2 réponses à Burton, Tim. Dark Shadows. 2012

  1. Ewelf dit :

    Refusant de lire les chroniques avant de voir le film, maintenant que c’est chose faite, force est de constater que je suis d’accord avec ce que Vladkeran a écrit.
    Je pensais aller voir un « Tim Burton », un film un brin décallé, déjanté, une photographie a coupé le souffle, des personnages exuberants, etc. Et non, on a bien toujours ces plans et cet univers soignés mais le reste ne suis pas. Des personnages sans intérêt, des évènements qui n’amènent rien… un grand vide de 1h52 ! Seule la scène d’introduction sur les origines de la famille Collins et la malédiction de Barnabas vaut son pesant d’or. Le reste m’a déçue énormément. L’attente a été aussi forte que la décente aux enfers lors du visionage.

  2. Philippe Roy dit :

    Reste l’esthétique Burton, la seule véritable raison qu’ont ses fans de se déplacer. Le film ne m’a pas déçu, puisqu’il y a longtemps que je n’attends plus d´histoires de ce cinéma. Des images, des images splendides, voilà tout. Voilà ce que j’attendais, voilà ce que j’ai eu, j’étais satisfait. Voilà.

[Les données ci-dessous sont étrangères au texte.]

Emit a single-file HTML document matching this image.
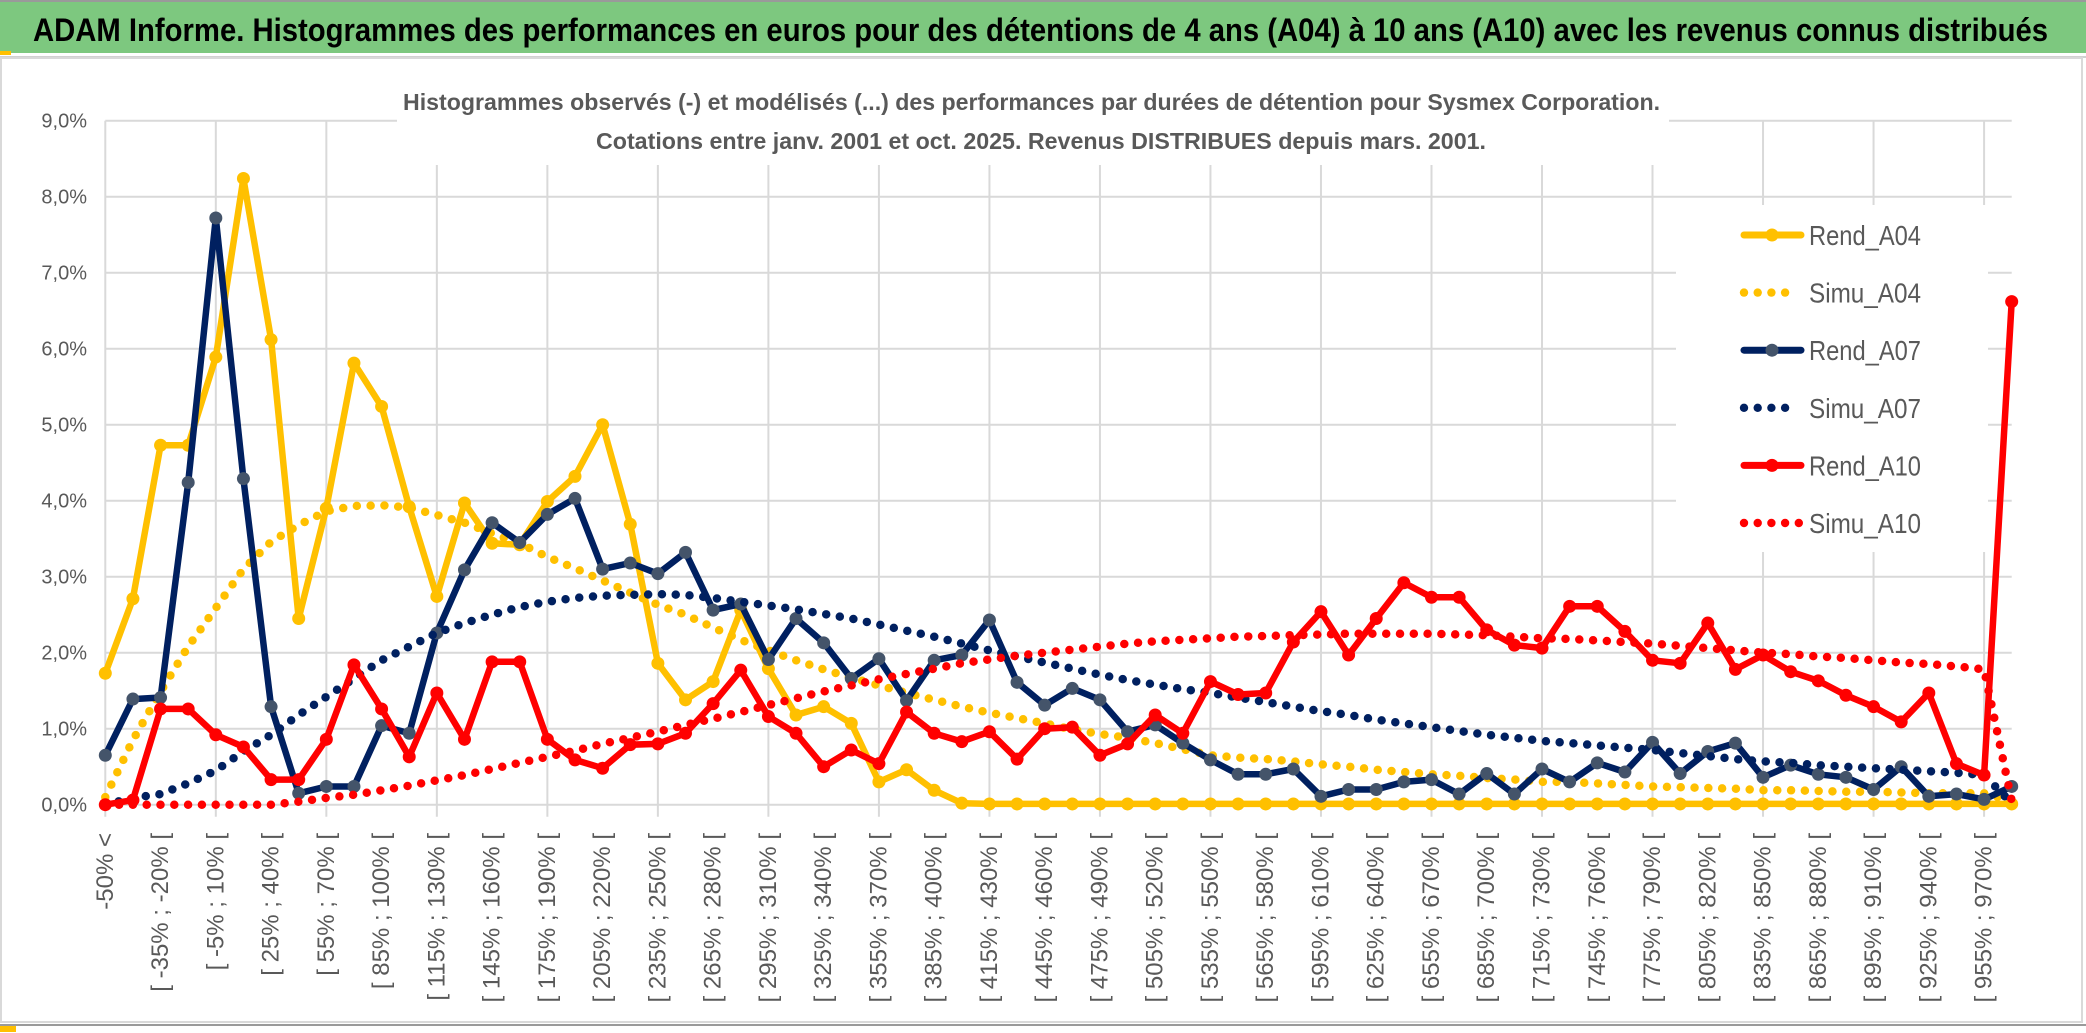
<!DOCTYPE html>
<html><head><meta charset="utf-8"><title>ADAM Informe</title>
<style>
html,body{margin:0;padding:0;background:#fff;}
svg{display:block;}
text{font-family:"Liberation Sans Narrow","Liberation Sans",sans-serif;}
</style></head>
<body>
<svg id="chart" width="2086" height="1033" viewBox="0 0 2086 1033" xmlns="http://www.w3.org/2000/svg">
  <rect x="0" y="0" width="2086" height="1033" fill="#fff"/>
  <rect x="0" y="2" width="2086" height="51" fill="#7dc87f"/>
  <rect x="0" y="0" width="2086" height="2" fill="#9a9a9a"/>
  <rect x="0" y="51" width="11" height="4" fill="#ffc000"/>
  <rect x="0" y="56" width="2086" height="2" fill="#d0d0d0"/>
  <text x="33" y="41" font-size="32" font-weight="bold" fill="#000" textLength="2015" lengthAdjust="spacingAndGlyphs">ADAM Informe. Histogrammes des performances en euros pour des détentions de 4 ans (A04) à 10 ans (A10) avec les revenus connus distribués</text>
  <rect x="1" y="58" width="2081" height="964" fill="none" stroke="#d9d9d9" stroke-width="2"/>
  <rect x="0" y="1024" width="2086" height="2" fill="#9a9a9a"/>
  <rect x="0" y="1026" width="16" height="6" fill="#ffc000"/>
  <g id="grid"></g>
  <g id="yaxis"></g>
  <g id="xaxis"></g>
  <rect x="397" y="95" width="1272" height="70" fill="#fff"/>
  <text x="403" y="110" font-size="23" font-weight="bold" fill="#595959" textLength="1257" lengthAdjust="spacingAndGlyphs">Histogrammes observés (-) et modélisés (...) des performances par durées de détention pour Sysmex Corporation.</text>
  <text x="596" y="149" font-size="23" font-weight="bold" fill="#595959" textLength="890" lengthAdjust="spacingAndGlyphs">Cotations entre janv. 2001 et oct. 2025. Revenus DISTRIBUES depuis mars. 2001.</text>
  <rect x="1676" y="205" width="312" height="347" fill="#fff"/>
  <g id="series"></g>
  <g id="legend"></g>
</svg>
<script>
const categories = ["-50% <","[ -50% ; -35% [","[ -35% ; -20% [","[ -20% ; -5% [","[ -5% ; 10% [","[ 10% ; 25% [","[ 25% ; 40% [","[ 40% ; 55% [","[ 55% ; 70% [","[ 70% ; 85% [",
"[ 85% ; 100% [","[ 100% ; 115% [","[ 115% ; 130% [","[ 130% ; 145% [","[ 145% ; 160% [","[ 160% ; 175% [","[ 175% ; 190% [","[ 190% ; 205% [","[ 205% ; 220% [","[ 220% ; 235% [",
"[ 235% ; 250% [","[ 250% ; 265% [","[ 265% ; 280% [","[ 280% ; 295% [","[ 295% ; 310% [","[ 310% ; 325% [","[ 325% ; 340% [","[ 340% ; 355% [","[ 355% ; 370% [","[ 370% ; 385% [",
"[ 385% ; 400% [","[ 400% ; 415% [","[ 415% ; 430% [","[ 430% ; 445% [","[ 445% ; 460% [","[ 460% ; 475% [","[ 475% ; 490% [","[ 490% ; 505% [","[ 505% ; 520% [","[ 520% ; 535% [",
"[ 535% ; 550% [","[ 550% ; 565% [","[ 565% ; 580% [","[ 580% ; 595% [","[ 595% ; 610% [","[ 610% ; 625% [","[ 625% ; 640% [","[ 640% ; 655% [","[ 655% ; 670% [","[ 670% ; 685% [",
"[ 685% ; 700% [","[ 700% ; 715% [","[ 715% ; 730% [","[ 730% ; 745% [","[ 745% ; 760% [","[ 760% ; 775% [","[ 775% ; 790% [","[ 790% ; 805% [","[ 805% ; 820% [","[ 820% ; 835% [",
"[ 835% ; 850% [","[ 850% ; 865% [","[ 865% ; 880% [","[ 880% ; 895% [","[ 895% ; 910% [","[ 910% ; 925% [","[ 925% ; 940% [","[ 940% ; 955% [","[ 955% ; 970% [","970% <="];

const rendA04 = [1.73,2.71,4.73,4.73,5.89,8.24,6.12,2.45,3.90,5.81,
5.24,3.92,2.74,3.97,3.44,3.42,3.99,4.32,5.00,3.69,
1.86,1.38,1.62,2.56,1.79,1.18,1.29,1.07,0.30,0.46,
0.19,0.02,0.01,0.01,0.01,0.01,0.01,0.01,0.01,0.01,
0.01,0.01,0.01,0.01,0.01,0.01,0.01,0.01,0.01,0.01,
0.01,0.01,0.01,0.01,0.01,0.01,0.01,0.01,0.01,0.01,
0.01,0.01,0.01,0.01,0.01,0.01,0.01,0.01,0.01,0.01];
const simuA04 = [0.1,0.85,1.49,2.08,2.59,3.10,3.46,3.68,3.86,3.93,
3.94,3.91,3.81,3.71,3.57,3.44,3.26,3.11,2.95,2.79,
2.63,2.50,2.33,2.17,2.03,1.90,1.78,1.67,1.57,1.47,
1.38,1.29,1.21,1.14,1.07,0.99,0.93,0.88,0.81,0.73,
0.65,0.62,0.60,0.57,0.53,0.50,0.46,0.43,0.40,0.38,
0.35,0.33,0.30,0.30,0.28,0.26,0.24,0.23,0.22,0.21,
0.19,0.19,0.18,0.17,0.17,0.16,0.15,0.15,0.15,0.05];
const rendA07 = [0.65,1.39,1.41,4.24,7.72,4.29,1.29,0.15,0.24,0.24,
1.04,0.94,2.26,3.09,3.71,3.45,3.82,4.03,3.10,3.18,
3.04,3.32,2.56,2.64,1.91,2.45,2.13,1.66,1.92,1.37,
1.90,1.97,2.43,1.61,1.31,1.53,1.38,0.96,1.05,0.81,
0.59,0.40,0.40,0.47,0.11,0.20,0.20,0.30,0.33,0.14,
0.41,0.14,0.47,0.30,0.55,0.43,0.82,0.41,0.70,0.81,
0.36,0.52,0.40,0.36,0.20,0.50,0.11,0.14,0.07,0.24];
const simuA07 = [0.0,0.09,0.14,0.28,0.45,0.70,0.92,1.18,1.42,1.66,
1.90,2.08,2.26,2.39,2.50,2.60,2.67,2.72,2.75,2.76,
2.77,2.76,2.72,2.67,2.62,2.57,2.51,2.45,2.37,2.29,
2.21,2.12,2.03,1.95,1.87,1.79,1.71,1.64,1.58,1.52,
1.47,1.41,1.35,1.29,1.23,1.18,1.12,1.07,1.02,0.97,
0.92,0.88,0.84,0.81,0.78,0.75,0.72,0.68,0.64,0.60,
0.57,0.55,0.52,0.50,0.48,0.46,0.44,0.42,0.39,0.02];
const rendA10 = [0.0,0.06,1.26,1.26,0.92,0.76,0.33,0.33,0.86,1.84,
1.26,0.63,1.47,0.86,1.88,1.88,0.86,0.59,0.48,0.79,
0.80,0.94,1.33,1.77,1.16,0.94,0.50,0.72,0.54,1.22,
0.94,0.83,0.96,0.60,1.00,1.02,0.65,0.80,1.18,0.94,
1.62,1.45,1.47,2.14,2.54,1.97,2.45,2.92,2.73,2.73,
2.30,2.10,2.06,2.61,2.61,2.28,1.90,1.86,2.39,1.78,
1.97,1.75,1.63,1.44,1.29,1.09,1.47,0.54,0.39,6.62];
const simuA10 = [0,0,0,0,0,0,0,0.04,0.09,0.13,
0.19,0.25,0.32,0.39,0.47,0.55,0.63,0.71,0.80,0.88,
0.96,1.05,1.13,1.22,1.31,1.40,1.49,1.57,1.65,1.72,
1.79,1.86,1.91,1.96,2.00,2.04,2.08,2.12,2.15,2.17,
2.19,2.21,2.22,2.23,2.24,2.25,2.25,2.25,2.25,2.24,
2.23,2.21,2.19,2.18,2.16,2.14,2.12,2.09,2.06,2.03,
2.00,1.98,1.95,1.93,1.90,1.87,1.85,1.82,1.78,0.05];
const yTicks = [0,1,2,3,4,5,6,7,8,9];
const yTickLabels = ["0,0%","1,0%","2,0%","3,0%","4,0%","5,0%","6,0%","7,0%","8,0%","9,0%"];
const seriesNames = ["Rend_A04","Simu_A04","Rend_A07","Simu_A07","Rend_A10","Simu_A10"];

const NS = "http://www.w3.org/2000/svg";
const X0 = 105.3, X1 = 2011.7, Y0 = 804.7, Y9 = 120.7, YMAX = 9;
function xPos(i){ return X0 + (X1 - X0) * i / (categories.length - 1); }
function yPos(v){ return Y0 - (Y0 - Y9) * v / YMAX; }
function mk(tag, attrs, parent){
  const e = document.createElementNS(NS, tag);
  for (const k in attrs) e.setAttribute(k, attrs[k]);
  parent.appendChild(e);
  return e;
}
const grid = document.getElementById('grid');
const yaxis = document.getElementById('yaxis');
const xaxis = document.getElementById('xaxis');
const seriesG = document.getElementById('series');
const legend = document.getElementById('legend');

yTicks.forEach((t, k) => {
  const l = mk('line', {x1: X0, x2: X1, y1: yPos(t), y2: yPos(t), stroke: '#d9d9d9', 'stroke-width': 2}, grid);
  
  
  const tx = mk('text', {x: 87, y: yPos(t) + 7, 'font-size': 20, fill: '#595959', 'text-anchor': 'end'}, yaxis);
  tx.textContent = yTickLabels[k];
  
  
});
for (let i = 0; i < categories.length; i += 4) {
  const l = mk('line', {x1: xPos(i), x2: xPos(i), y1: Y9, y2: Y0 + 12, stroke: '#d9d9d9', 'stroke-width': 2}, grid);
  
  
}
for (let i = 0; i < categories.length - 1; i += 2) {
  const x = xPos(i);
  const tx = mk('text', {x: 0, y: 0, 'font-size': 24, fill: '#595959', 'text-anchor': 'end', 'dominant-baseline': 'central',
    transform: 'translate(' + x + ',833) rotate(-90)', style: 'font-family:"Liberation Sans",sans-serif'}, xaxis);
  tx.textContent = categories[i];
  
  
}

const styles = [
  {data: rendA04, color: '#ffc000', dotted: false, marker: '#ffc000'},
  {data: simuA04, color: '#ffc000', dotted: true},
  {data: rendA07, color: '#002060', dotted: false, marker: '#44546a'},
  {data: simuA07, color: '#002060', dotted: true},
  {data: rendA10, color: '#ff0000', dotted: false, marker: '#ff0000'},
  {data: simuA10, color: '#ff0000', dotted: true}
];
styles.forEach((s, si) => {
  const pts = s.data.map((v, i) => xPos(i).toFixed(1) + ',' + yPos(v).toFixed(1)).join(' ');
  const g = mk('g', {}, seriesG);
  
  
  const attrs = {points: pts, fill: 'none', stroke: s.color, 'stroke-linejoin': 'round'};
  if (s.dotted) { attrs['stroke-width'] = 8.5; attrs['stroke-dasharray'] = '0 13.8'; attrs['stroke-linecap'] = 'round'; }
  else { attrs['stroke-width'] = 6.5; attrs['stroke-linecap'] = 'round'; }
  const pl = mk('polyline', attrs, g);
  
  
  if (!s.dotted) {
    s.data.forEach((v, i) => {
      const c = mk('circle', {cx: xPos(i), cy: yPos(v), r: 6.5, fill: s.marker}, g);
      
      
    });
  }
  // legend
  const ly = 235 + si * 57.6;
  const le = mk('g', {}, legend);
  
  
  if (s.dotted) {
    const n = si === 5 ? 5 : 4;
    for (let d = 0; d < n; d++) {
      const c = mk('circle', {cx: 1744 + d * 13.7, cy: ly, r: 4.2, fill: s.color}, le);
      
      
    }
  } else {
    const l = mk('line', {x1: 1744, x2: 1801, y1: ly, y2: ly, stroke: s.color, 'stroke-width': 7, 'stroke-linecap': 'round'}, le);
    
    
    const c = mk('circle', {cx: 1772, cy: ly, r: 6.5, fill: s.marker}, le);
    
    
  }
  const t = mk('text', {x: 1809, y: ly + 10, 'font-size': 28, fill: '#595959', textLength: 112, lengthAdjust: 'spacingAndGlyphs'}, le);
  t.textContent = seriesNames[si];
  
  
});
</script>
</body></html>
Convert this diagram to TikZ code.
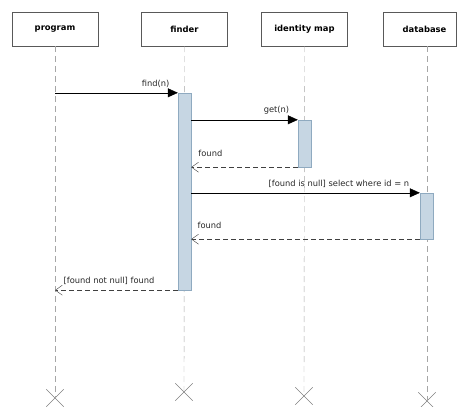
\documentclass[tikz,border=0pt]{standalone}
\usepackage{fontspec}
\setmainfont{DejaVu Sans}
\usetikzlibrary{arrows.meta,shapes.misc}
\definecolor{actfill}{HTML}{C6D6E3}
\definecolor{actline}{HTML}{8FAAC0}
\tikzset{
  actor/.style={draw=black!65, fill=white, minimum width=86pt, minimum height=34pt, inner sep=0pt, font=\bfseries\fontsize{8.4}{10}\selectfont},
  lifeline/.style={draw=black!35, dash pattern=on 6pt off 4pt},
  activation/.style={draw=actline, fill=actfill, minimum width=13pt, inner sep=0pt},
  call/.style={-{Triangle[length=10pt,width=9pt]}, black},
  reply/.style={-{Straight Barb[length=7pt,width=10pt]}, black!75, dash pattern=on 5pt off 3pt},
  msg/.style={font=\fontsize{8.3}{10}\selectfont, text=black!85, inner sep=1pt, above=4pt},
  endmark/.style={cross out, draw=black!50, minimum size=17pt, inner sep=0pt}
}
\begin{document}
\begin{tikzpicture}[x=1pt,y=-1pt]
    \useasboundingbox (0,0) rectangle (461,407);
    % Draw the participants.
    \node[actor] (prog) at (55,29) {program};
    \node[actor] (find) at (184.5,29) {finder};
    \node[actor] (idmap) at (304.5,29) {identity map};
    \node[actor, minimum width=73pt] (db) at (419.5,29) {\hspace{10pt}database};
    % Draw the lifelines with their end marks.
    \node[endmark] (progend) at (55,398) {};
    \node[endmark] (findend) at (184,392) {};
    \node[endmark] (idmapend) at (304,396) {};
    \node[endmark] (dbend) at (427,401) {};
    \draw[lifeline] (prog.south) -- (progend.center);
    \draw[lifeline] (find.south) -- (findend.center);
    \draw[lifeline] (idmap.south) -- (idmapend.center);
    \draw[lifeline] (dbend |- db.south) -- (dbend.center);
    % Draw the activations.
    \node[activation, minimum height=197pt] (findact) at (184.5,191.5) {};
    \node[activation, minimum height=47pt] (idmapact) at (304.5,143.5) {};
    \node[activation, minimum height=46pt] (dbact) at (426.5,216) {};
    % Draw the messages and their replies.
    \draw[call] (prog |- findact.north) -- (findact.north west) node[msg, pos=0.82] {find(n)};
    \draw[call] (findact.east |- idmapact.north) -- (idmapact.north west) node[msg, pos=0.8] {get(n)};
    \draw[reply] (idmapact.south west) -- (findact.east |- idmapact.south) node[msg, pos=0.82, above=5pt] {found};
    \draw[call] (findact.east |- dbact.north) -- (dbact.north west) node[msg, pos=0.646] {[found is null] select where id = n};
    \draw[reply] (dbact.south west) -- (findact.east |- dbact.south) node[msg, pos=0.92, above=5pt] {found};
    \draw[reply] (findact.south west) -- (prog |- findact.south) node[msg, pos=0.56] {[found not null] found};
\end{tikzpicture}
\end{document}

    Il est vrai, je ne connaît pas l’original. Burton a le chic pour massacrer ses références. Pensons à Batman, tuant Joker en lui tirant dans le dos à sa première rencontre. Ou Sleepy Hollow, où Ichabob Crane, de petit maître d’école désargenté dans le conte original, devient un pionnier de l’enquête scientifique, et fils de sorcière…

    Reste que la vacuité dérange. Notre Barnabas retrouve son amour réincarné, que les forces du destin ont déplacé pour les réunir. Il la verra trois fois en tout, une fois au repas, une fois sur la balcon et la dernière fois à la fin. Entre temps, Barnabas amoureux arrive à se taper la psychiatre et la sorcière, son ennemie jurée. L’histoire d’amour centrale n’est pas seulement écartée, elle est avilie, presque tournée en dérision.

    Le film est joli, et ça m’a suffit, mais c’est une grande pièce bien vide.